Amüsiervergnügen
Ich gehöre ja im allgemeinen zu den lachenden Tieren (Felix pardus ridens) – aber wenn ich euch über eine so ernste Sache, wie es die Berliner Lustbarkeiten sind, erzähle, dann darf ich doch auch wohl einmal den Katerschnurrbart sträuben und ernst mit dem Stert wackeln, nicht wahr?
Es ist zu traurig. Da laufe ich nun für dieses rote Heft seit Wochen herum, um mich einmal ordentlich auszulachen und auch andere lachen zu machen – aber es glückt mir immer vorbei. Ich war … laßt mich nicht aufzählen, wo ich alles war – ihr würdet mich verspotten. Aber woher soll ich auch wissen, wo es lustig zugeht? Die Presse?
Die Welt fällt darob nicht ein; aber laßt mich einmal sagen, dass die Zeitungskritik über die leichtern Dinge des Theaters, über das Varieté, über den Kino von jener Unzuverlässigkeit ist, die auch von der ernsten Kritik nicht übertroffen werden kann – und das will etwas heißen. Soll ich konkret werden?
Soll ich sagen, dass die Neueinstudierung der »Bummelstudenten« im Berliner Theater hölzern und ledern ist? Daß Hilde Woerner weniger als nichts kann? Daß die Kinos von Tag zu Tag weniger Geist und mehr Spektakel machen? Daß die vielgerühmte »Dubarry« – wenn man einem Berliner von der Kino-»Dubarry« spricht, zieht er die Augenbrauen hoch, runzelt die Stirn und sagt: Fa-a-belhaft! – dass die »Dubarry« eine mächtig inszenierte Belanglosigkeit ist und ein Schmarrn dazu? Daß die Varietéprogramms matt und schwunglos sind?
Der Einfluß der Presse auf diese Dinge ist merkwürdig genug. Ich glaube nicht an ihre Wirkung auf das große Publikum. Meiner Meinung nach laufen die Leute in den Wegener-Film, auch wenn ihn die gesamte »Fachkritik« (Sie müßten die Jungens mal sehen!) ablehnt. Eigentümlicherweise aber richtet sich der Markt danach und die Direktoren. Die schlechte Kritik schadet dem Künstler in erster Reihe im Theaterbureau, nicht beim Publikum. Warum, keine Ahnung, wie … ?
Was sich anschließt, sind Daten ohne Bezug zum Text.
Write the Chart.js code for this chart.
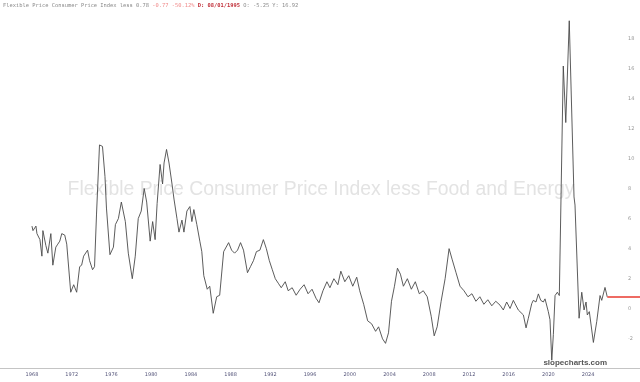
<!DOCTYPE html>
<html><head><meta charset="utf-8">
<script src="https://cdn.jsdelivr.net/npm/chart.js@4.4.1/dist/chart.umd.min.js"></script>
<style>html,body{margin:0;padding:0;background:#fff}#wrap{position:relative;width:640px;height:382px}</style>
</head><body><div id="wrap"><canvas id="c" width="640" height="382"></canvas></div>
<script>
// dates as decimal years, values in %
const dates = [
1968.0,1968.1,1968.4,1968.5,1968.8,1969.0,1969.1,1969.4,1969.6,1969.9,
1970.1,1970.4,1970.6,1970.8,1971.0,1971.3,1971.5,1971.9,1972.2,1972.5,
1972.8,1973.0,1973.2,1973.6,1973.8,1974.1,1974.3,1974.5,1974.8,1975.1,
1975.35,1975.5,1975.85,1976.2,1976.4,1976.7,1977.0,1977.4,1977.7,1978.1,
1978.4,1978.7,1979.0,1979.3,1979.55,1979.9,1980.15,1980.4,1980.6,1980.9,
1981.15,1981.3,1981.55,1981.8,1982.1,1982.3,1982.6,1982.8,1983.1,1983.3,
1983.6,1983.9,1984.1,1984.3,1984.6,1984.9,1985.1,1985.3,1985.65,1985.9,
1986.25,1986.6,1986.9,1987.3,1987.8,1988.1,1988.4,1988.7,1989.0,1989.3,
1989.7,1990.0,1990.3,1990.6,1990.95,
1991.3,1991.6,1991.9,1992.2,1992.5,1992.8,1993.1,1993.5,1993.8,1994.2,
1994.6,1995.0,1995.4,1995.8,1996.2,1996.6,1996.9,1997.3,1997.7,1998.0,
1998.4,1998.8,1999.1,1999.5,1999.9,2000.3,2000.7,2001.0,2001.4,2001.8,
2002.2,2002.6,2002.9,2003.3,2003.6,2003.9,2004.2,2004.5,2004.8,2005.1,
2005.4,2005.8,2006.2,2006.6,2007.0,2007.4,2007.8,2008.2,2008.5,2008.8,
2009.2,2009.6,2010.0,2010.3,2010.7,2011.1,2011.5,2011.9,2012.3,2012.7,
2013.1,2013.5,2013.9,2014.3,2014.7,
2015.13,2015.46,2015.8,2016.14,2016.47,2016.64,2016.97,2017.48,2017.75,2017.98,
2018.32,2018.48,2018.75,2018.99,2019.23,2019.49,2019.66,2019.99,2020.16,2020.34,
2020.5,2020.67,2020.9,2021.1,2021.5,2021.75,2022.1,2022.58,2022.68,2023.09,
2023.36,2023.59,2023.79,2023.92,2024.12,2024.53,2024.87,2025.2,2025.37,2025.7,
2025.93
];
const values = [
5.5,5.2,5.5,5.0,4.6,3.5,5.2,4.2,3.7,5.0,
2.9,4.1,4.3,4.5,5.0,4.9,4.3,1.1,1.6,1.1,
2.8,2.9,3.5,3.9,3.2,2.6,2.8,6.3,10.9,10.8,
8.8,6.7,3.6,4.1,5.6,6.0,7.1,5.8,3.7,2.0,
3.5,6.0,6.5,8.0,7.1,4.5,5.8,4.6,7.0,9.6,
8.3,9.7,10.6,9.7,8.3,7.3,6.0,5.1,5.9,5.1,
6.5,6.8,5.8,6.6,5.6,4.5,3.8,2.2,1.3,1.5,
-0.3,0.8,0.9,3.8,4.4,3.9,3.7,3.9,4.4,3.9,
2.4,2.8,3.2,3.8,3.9,
4.6,4.0,3.2,2.6,2.0,1.7,1.4,1.8,1.2,1.4,
0.9,1.3,1.6,1.0,1.3,0.7,0.4,1.2,1.8,1.4,
2.0,1.6,2.5,1.8,2.2,1.5,2.1,1.2,0.3,-0.8,
-1.0,-1.5,-1.2,-2.0,-2.3,-1.6,0.5,1.5,2.7,2.3,
1.5,2.0,1.3,1.8,1.0,1.2,0.8,-0.5,-1.8,-1.2,
0.5,2.0,4.0,3.3,2.4,1.5,1.2,0.8,1.0,0.5,
0.8,0.3,0.6,0.2,0.5,
0.24,-0.08,0.45,0.02,0.56,0.34,-0.08,-0.41,-1.27,-0.63,
0.34,0.56,0.45,0.99,0.56,0.45,0.66,-0.19,-0.73,-3.42,
-1.7,0.88,1.1,0.88,16.15,12.39,19.16,7.44,6.9,-0.63,
1.1,-0.08,0.45,-0.41,-0.19,-2.24,-0.84,0.88,0.56,1.42,
0.78
];
const xTicks = [1968,1972,1976,1980,1984,1988,1992,1996,2000,2004,2008,2012,2016,2020,2024];
const yTicks = [-2,0,2,4,6,8,10,12,14,16,18];
const seriesTitle = 'Flexible Price Consumer Price Index less Food and Energy';
const headerParts = [
  ['Flexible Price Consumer Price Index less 0.78 ', '#8a8a8a', 'normal'],
  ['-0.77 -50.12% ', '#f08a8a', 'normal'],
  ['D: 08/01/1995 ', '#c0303a', 'bold'],
  ['O: -5.25 Y: 16.92', '#8a8a8a', 'normal']
];
const brand = 'slopecharts.com';

const points = dates.map((d, i) => ({x: d, y: values[i]}));

const overlay = {
  id: 'overlay',
  beforeDatasetsDraw(chart) {
    const ctx = chart.ctx;
    ctx.save();
    let size = 24;
    ctx.font = size + 'px "Liberation Sans", Arial, sans-serif';
    const w = ctx.measureText(seriesTitle).width;
    size = size * 507 / w;
    ctx.font = size + 'px "Liberation Sans", Arial, sans-serif';
    ctx.fillStyle = 'rgba(200,200,200,0.5)';
    ctx.textAlign = 'center';
    ctx.textBaseline = 'middle';
    ctx.fillText(seriesTitle, 321, 190);
    ctx.restore();
  },
  afterDraw(chart) {
    const ctx = chart.ctx;
    const xs = chart.scales.x, ys = chart.scales.y;
    ctx.save();
    // axis line across full width
    ctx.strokeStyle = '#c4c4c4';
    ctx.lineWidth = 1;
    ctx.beginPath();
    ctx.moveTo(0, chart.chartArea.bottom + 0.5);
    ctx.lineTo(chart.width, chart.chartArea.bottom + 0.5);
    ctx.stroke();
    // last value marker
    const lastX = xs.getPixelForValue(dates[dates.length - 1]);
    const lastY = ys.getPixelForValue(values[values.length - 1]);
    ctx.strokeStyle = '#ee6b63';
    ctx.lineWidth = 2;
    ctx.beginPath();
    ctx.moveTo(lastX, lastY);
    ctx.lineTo(chart.width, lastY);
    ctx.stroke();
    // header
    let x = 3;
    ctx.textBaseline = 'middle';
    ctx.textAlign = 'left';
    headerParts.forEach(p => {
      ctx.font = p[2] + ' 5.4px "DejaVu Sans Mono", monospace';
      ctx.fillStyle = p[1];
      ctx.fillText(p[0], x, 6);
      x += ctx.measureText(p[0]).width;
    });
    // brand
    ctx.font = 'bold 8px "Liberation Sans", Arial, sans-serif';
    ctx.fillStyle = '#555';
    ctx.textAlign = 'right';
    ctx.textBaseline = 'middle';
    ctx.fillText(brand, 607, 363);
    ctx.restore();
  }
};

new Chart(document.getElementById('c'), {
  type: 'line',
  data: { datasets: [{ data: points, borderColor: '#4a4a4a', borderWidth: 0.9, pointRadius: 0, tension: 0, fill: false }] },
  options: {
    responsive: false, animation: false, devicePixelRatio: 1,
    layout: { padding: 0 },
    plugins: { legend: { display: false }, tooltip: { enabled: false } },
    scales: {
      x: {
        type: 'linear', min: 1964.78, max: 2027.21, position: 'bottom',
        grid: { display: false, drawTicks: false }, border: { display: false },
        afterBuildTicks: s => { s.ticks = xTicks.map(v => ({ value: v })); },
        afterFit: s => { s.height = 14; },
        ticks: { font: { size: 5, family: 'DejaVu Sans' }, color: '#55557a', padding: 4, maxRotation: 0, autoSkip: false, callback: v => String(v) }
      },
      y: {
        position: 'right', min: -3.94, max: 19.81,
        grid: { display: false, drawTicks: false }, border: { display: false },
        afterBuildTicks: s => { s.ticks = yTicks.map(v => ({ value: v })); },
        afterFit: s => { s.width = 20; },
        ticks: { font: { size: 5, family: 'DejaVu Sans' }, color: '#999', padding: 8, callback: v => String(v) }
      }
    }
  },
  plugins: [overlay]
});
</script></body></html>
Wer nun weiß, auf welche Weise diese Kritiken zustande kommen, wer weiß, welches Unmaß von Beziehungen, Überredungen, Drehungen und Schiebungen notwendig ist, um eine halbwegs interessierte Kritik herauszukitzeln, der wundert sich nicht, wenn er ihre Unzuverlässigkeit bestätigt findet. Sie stimmt nicht. Es ist ja nichts richtig: ich bin seit zwei Wochen auf alte Empfehlungen der Tagespresse hereingefallen, und es war stocköde.
Liegt es an den Schreibern, die in die Stücke geschickt werden? Nun, es sind nicht die besten (so viel beste gäbe es auch gar nicht). Es sind auch nicht einmal die mittelguten (die gäbe es aber). Es ist Ausschuß, aus Indolenz, aus Verachtung der leicht geschürzten Muse (na, Muse … ), aus Faulheit, und weils nichts kosten soll. Liegt es – Felix pardus tristis – liegt es vielleicht gar an uns?
Es ist wahr: wir sind nicht jünger geworden. Aber noch nicht so alt, um alle Schuld auf uns zu nehmen. Die Stadt trägt ihr gerüttelt Maß. Und ich kann alle die so begreifen, die da sagen: Ich habe es bis dahinaus, mich interessierts nimmer, wie Fräulein Woerner ihrs hinlegt, und ob Frau Durieux und ob sie nicht, und wie Pola Negri … Und die das Hütchen ergreifen, es sorgsam und liebevoll aufstülpen und sich still und schweigsam zurückziehen: in die böhmischen Wälder.
Peter Panter
Die Weltbühne, 13.11.1919, Nr. 47, S. 614.